The 2014 sale gathered an extraordinary concentration of important pieces in a single room. A Belle Époque diamond Devant-de-corsage brooch by Cartier sold for more than $17.5 million. A 75.97-carat pear-shaped D color flawless diamond brought more than $14.4 million. A 76.51-carat Asscher-cut light pink diamond necklace by Leviev sold for $10 million, setting a world auction record for a light pink diamond.
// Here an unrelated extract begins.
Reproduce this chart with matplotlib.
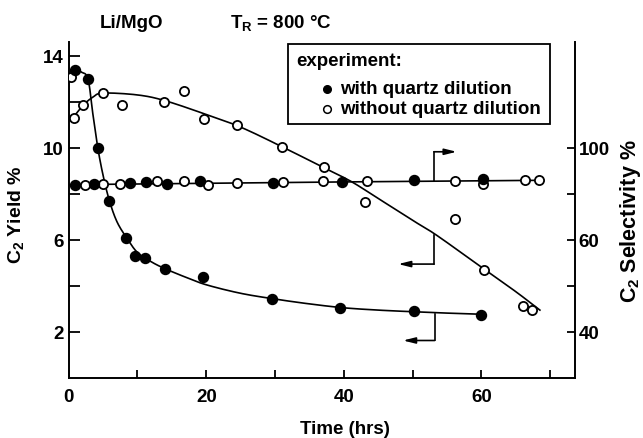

And the Ocean Dream, a 5.50-carat triangular-cut fancy vivid blue-green diamond, sold for more than $8.6 million, setting a world auction record for a blue-green diamond.
Notably, the Ocean Dream is heading back to auction this year, allowing the market to see exactly how much its value has appreciated in the decade since that historic sale.
How the Winston Blue Diamond Compares to Today’s Record Sales


The $1.8 million-per-carat record the Winston Blue diamond set in 2014 has since been surpassed, as the blue diamond market has continued its extraordinary trajectory. The De Beers Blue, a 15.10-carat fancy vivid blue internally flawless Type IIb stone, sold at Sotheby’s Geneva in May 2023 for $57.5 million, currently holding the blue diamond auction record. The Oppenheimer Blue, a 14.62-carat fancy vivid blue VS1, sold at Christie’s Geneva in 2016 for $57.5 million. The Blue Moon of Josephine, a 12.03-carat, fancy vivid-blue, internally flawless stone, sold for $48.4 million in 2015.
The Winston Blue diamond predates all of them, and, in many ways, its sale helped establish the market trajectory that led to those results. When Nayla Hayek walked out of Christie’s Geneva in May 2014 with the world’s largest flawless fancy vivid blue diamond, she did more than acquire an extraordinary stone. She signaled to the entire market that natural blue diamonds represent something the Earth produces in such small quantities that finding one becomes an event.